The First Military Memorial
of National Significance
"When you go home tell them of us, and say for your tomorrow we gave our today"

The Memorial Appeal

Dedicated: February 6, 2004

Number of ex-POWs represented: 36,000 plus

Purpose of the Memorial: To acknowledge the pain and suffering that all Prisoners of War endured during their time in captivity, to commemorate the thousands of mates left behind and to acknowledge the sacrifice of families during wartime.


The Australian Ex-POW Memorial honours and pays tribute to more than 36,000 Australians who were Prisoners of War of the enemy during the Boer War, World War 1, World War 2 and the Korean War. There were no Australian Prisoners of War in the Vietnam War. The Memorial acknowledges the deprivation, the pain and suffering of those that returned and also those that remain on foreign shores and have no known grave.
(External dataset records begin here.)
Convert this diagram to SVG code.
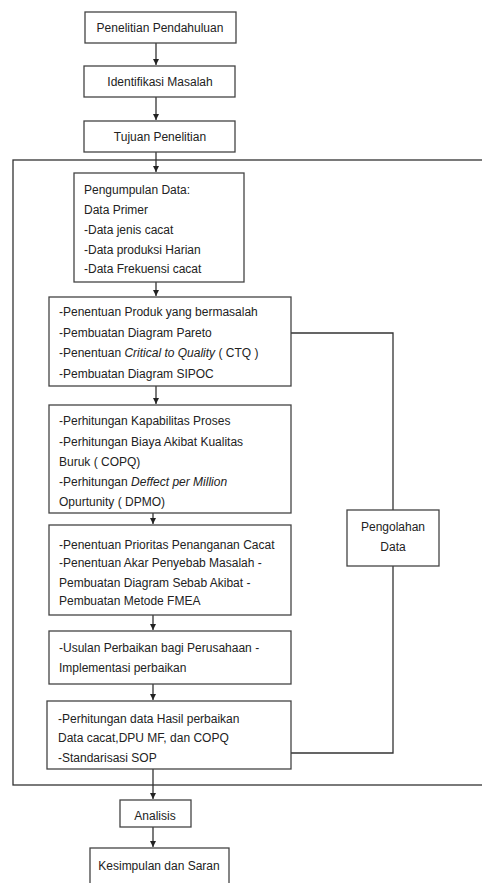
<svg xmlns="http://www.w3.org/2000/svg" width="482" height="883" viewBox="0 0 482 883">
<defs>
<marker id="ah" markerWidth="8" markerHeight="8" refX="6" refY="4" orient="auto" markerUnits="userSpaceOnUse">
<path d="M0,1 L6,4 L0,7 Z" fill="#222"/>
</marker>
<style>
.b{fill:#fff;stroke:#444;stroke-width:1.3}
.c{fill:none;stroke:#333;stroke-width:1.3}
.t{font-family:"Liberation Sans",Arial,sans-serif;font-size:12px;fill:#222}
.m{text-anchor:middle}
.i{font-style:italic}
</style>
</defs>
<rect width="482" height="883" fill="#fff"/>
<g id="frame"><rect x="13" y="160" width="480" height="625" class="c"/></g>
<g id="connectors">
<line x1="156" y1="43" x2="156" y2="65" class="c" marker-end="url(#ah)"/>
<line x1="156" y1="97" x2="156" y2="120" class="c" marker-end="url(#ah)"/>
<line x1="156" y1="152" x2="156" y2="172" class="c" marker-end="url(#ah)"/>
<line x1="156" y1="282" x2="156" y2="296" class="c" marker-end="url(#ah)"/>
<line x1="156" y1="386" x2="156" y2="404" class="c" marker-end="url(#ah)"/>
<line x1="153" y1="513" x2="153" y2="524" class="c" marker-end="url(#ah)"/>
<line x1="153" y1="615" x2="153" y2="630" class="c" marker-end="url(#ah)"/>
<line x1="153" y1="684" x2="153" y2="700" class="c" marker-end="url(#ah)"/>
<line x1="153" y1="769" x2="153" y2="799" class="c" marker-end="url(#ah)"/>
<line x1="153" y1="827" x2="153" y2="847" class="c" marker-end="url(#ah)"/>
<polyline points="291,333 393,333 393,510" class="c"/>
<polyline points="393,566 393,753 291,753" class="c"/>
</g>
<g id="n1"><rect x="85" y="12" width="151" height="31" class="b" stroke-width="2"/><text x="160" y="32" class="t m">Penelitian Pendahuluan</text></g>
<g id="n2"><rect x="84" y="66" width="151" height="31" class="b"/><text x="160" y="86" class="t m">Identifikasi Masalah</text></g>
<g id="n3"><rect x="84" y="121" width="151" height="31" class="b"/><text x="160" y="141" class="t m">Tujuan Penelitian</text></g>
<g id="n4"><rect x="74" y="173" width="170" height="109" class="b"/>
<text class="t"><tspan x="84" y="194">Pengumpulan Data:</tspan><tspan x="84" y="214">Data Primer</tspan><tspan x="84" y="234">-Data jenis cacat</tspan><tspan x="84" y="254">-Data produksi Harian</tspan><tspan x="84" y="273">-Data Frekuensi cacat</tspan></text></g>
<g id="n5"><rect x="49" y="297" width="242" height="89" class="b"/>
<text class="t"><tspan x="59" y="316">-Penentuan Produk yang bermasalah</tspan><tspan x="59" y="337">-Pembuatan Diagram Pareto</tspan><tspan x="59" y="357">-Penentuan <tspan class="i">Critical to Quality</tspan> ( CTQ )</tspan><tspan x="59" y="378">-Pembuatan Diagram SIPOC</tspan></text></g>
<g id="n6"><rect x="49" y="405" width="242" height="108" class="b"/>
<text class="t"><tspan x="59" y="425">-Perhitungan Kapabilitas Proses</tspan><tspan x="59" y="446">-Perhitungan Biaya Akibat Kualitas</tspan><tspan x="59" y="466">Buruk ( COPQ)</tspan><tspan x="59" y="486">-Perhitungan <tspan class="i">Deffect per Million</tspan></tspan><tspan x="59" y="506">Opurtunity ( DPMO)</tspan></text></g>
<g id="n7"><rect x="49" y="525" width="242" height="90" class="b"/>
<text class="t"><tspan x="59" y="549">-Penentuan Prioritas Penanganan Cacat</tspan><tspan x="59" y="567">-Penentuan Akar Penyebab Masalah -</tspan><tspan x="59" y="587">Pembuatan Diagram Sebab Akibat -</tspan><tspan x="59" y="605">Pembuatan Metode FMEA</tspan></text></g>
<g id="n8"><rect x="49" y="631" width="242" height="53" class="b"/>
<text class="t"><tspan x="59" y="652">-Usulan Perbaikan bagi Perusahaan -</tspan><tspan x="59" y="672">Implementasi perbaikan</tspan></text></g>
<g id="n9"><rect x="47" y="701" width="244" height="68" class="b"/>
<text class="t"><tspan x="58" y="723">-Perhitungan data Hasil perbaikan</tspan><tspan x="58" y="742">Data cacat,DPU MF, dan COPQ</tspan><tspan x="58" y="762">-Standarisasi SOP</tspan></text></g>
<g id="n10"><rect x="347" y="510" width="92" height="56" class="b"/><text class="t m"><tspan x="393" y="531">Pengolahan</tspan><tspan x="393" y="551">Data</tspan></text></g>
<g id="n11"><rect x="120" y="800" width="71" height="27" class="b"/><text x="155" y="820" class="t m">Analisis</text></g>
<g id="n12"><rect x="90" y="848" width="139" height="45" class="b"/><text x="159" y="870" class="t m">Kesimpulan dan Saran</text></g>
</svg>
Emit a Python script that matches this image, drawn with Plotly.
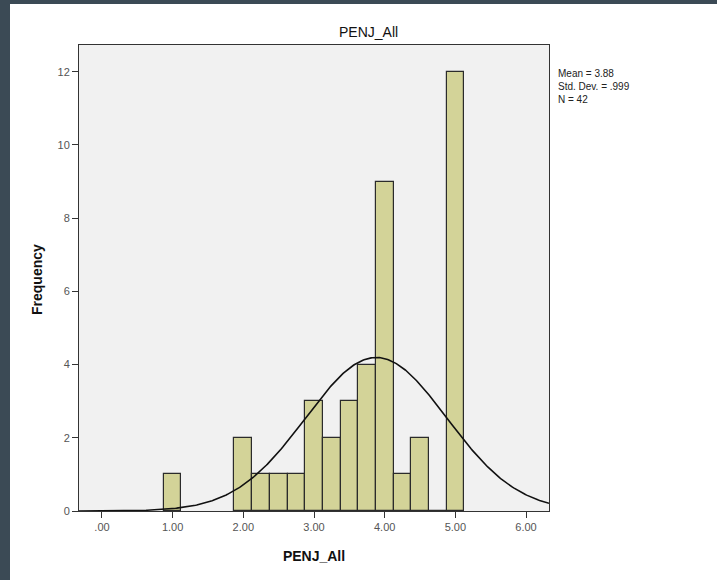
import numpy as np
import plotly.graph_objects as go

# Data
bin_centers = [1.00, 2.00, 2.25, 2.50, 2.75, 3.00, 3.25, 3.50, 3.75, 4.00, 4.25, 4.50, 4.75, 5.00]
frequencies = [1, 2, 1, 1, 1, 3, 2, 3, 4, 9, 1, 2, 0, 12]
bin_width = 0.25
stat_mean = 3.88
stat_sd = 0.999
stat_n = 42
x_tick_vals = [0, 1, 2, 3, 4, 5, 6]
x_tick_text = [".00", "1.00", "2.00", "3.00", "4.00", "5.00", "6.00"]
y_tick_vals = [0, 2, 4, 6, 8, 10, 12]

W, H = 717, 580
L, R, T, B = 79, 549, 45, 511

x_range = [-0.325, 6.325]
xc = np.linspace(x_range[0], x_range[1], 400)
yc = stat_n * bin_width * np.exp(-0.5 * ((xc - stat_mean) / stat_sd) ** 2) / (stat_sd * np.sqrt(2 * np.pi))

font_fam = "Arial, Liberation Sans, sans-serif"

fig = go.Figure()
fig.add_trace(go.Bar(
    x=bin_centers, y=frequencies, width=bin_width,
    marker=dict(color="#d3d398", line=dict(color="#2b2b2b", width=1.2)),
    hoverinfo="x+y", showlegend=False,
))
fig.add_trace(go.Scatter(
    x=xc, y=yc, mode="lines", line=dict(color="#111111", width=1.6),
    showlegend=False, hoverinfo="skip",
))

def px(xp):
    return (xp - L) / (R - L)

def py(yp):
    return (B - yp) / (B - T)

shapes = [
    dict(type="rect", xref="paper", yref="paper", x0=px(-5), x1=px(10), y0=py(600), y1=py(-10),
         fillcolor="#3b4a55", line=dict(width=0), layer="below"),
    dict(type="rect", xref="paper", yref="paper", x0=px(-5), x1=px(730), y0=py(4), y1=py(-10),
         fillcolor="#3b4a55", line=dict(width=0), layer="below"),
]

annotations = [
    dict(text="PENJ_All", xref="paper", yref="paper", x=px(368), y=py(32), showarrow=False,
         font=dict(family=font_fam, size=14, color="#111"), xanchor="center", yanchor="middle"),
    dict(text="Mean = 3.88<br>Std. Dev. = .999<br>N = 42", xref="paper", yref="paper",
         x=px(556), y=py(66), showarrow=False, align="left",
         font=dict(family=font_fam, size=10, color="#222"), xanchor="left", yanchor="top"),
    dict(text="<b>Frequency</b>", xref="paper", yref="paper", x=px(37), y=py(280),
         showarrow=False, textangle=-90, xanchor="center", yanchor="middle",
         font=dict(family=font_fam, size=14, color="#111")),
]

fig.update_layout(
    width=W, height=H,
    margin=dict(l=L, r=W - R, t=T, b=H - B, pad=0),
    paper_bgcolor="white",
    plot_bgcolor="#f1f1f1",
    bargap=0,
    shapes=shapes,
    annotations=annotations,
    xaxis=dict(
        range=x_range, tickvals=x_tick_vals, ticktext=x_tick_text,
        showgrid=False, zeroline=False, showline=True, mirror=True,
        linecolor="#333", linewidth=1, ticks="outside", ticklen=6, tickcolor="#333",
        tickfont=dict(family=font_fam, size=11, color="#555"),
        title=dict(text="<b>PENJ_All</b>", font=dict(family=font_fam, size=14, color="#111"), standoff=18),
    ),
    yaxis=dict(
        range=[0, 12.73], tickvals=y_tick_vals,
        showgrid=False, zeroline=False, showline=True, mirror=True,
        linecolor="#333", linewidth=1, ticks="outside", ticklen=6, tickcolor="#333",
        tickfont=dict(family=font_fam, size=11, color="#555"),
    ),
)

fig.write_html("out.html")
The Trustees acknowledge all those personnel that served Australian during all conflicts including the Vietnam War, the Gulf Wars and Peacekeeping activities throughout the World. Prior to the establishment of this Memorial, no definitive list of names of Australian ex-POWs was available from any official government source. Over six years of research by dedicated committee members and in collaboration with the Australian War Memorial, the Department of Veteran Affairs, the National Archives, RSL branches, Unit historians, newspapers and websites produced a list of names that are now inscribed on the Granite walls of this magnificent Memorial. Our researchers continue to research the names of potential Prisoners of War and upon verification and confirmation, they are engraved on the Memorial Wall

The Memorial remembers those men and women who, while captured, suffered appalling hardship and horrendous atrocities but maintained their dignity, courage and mateship.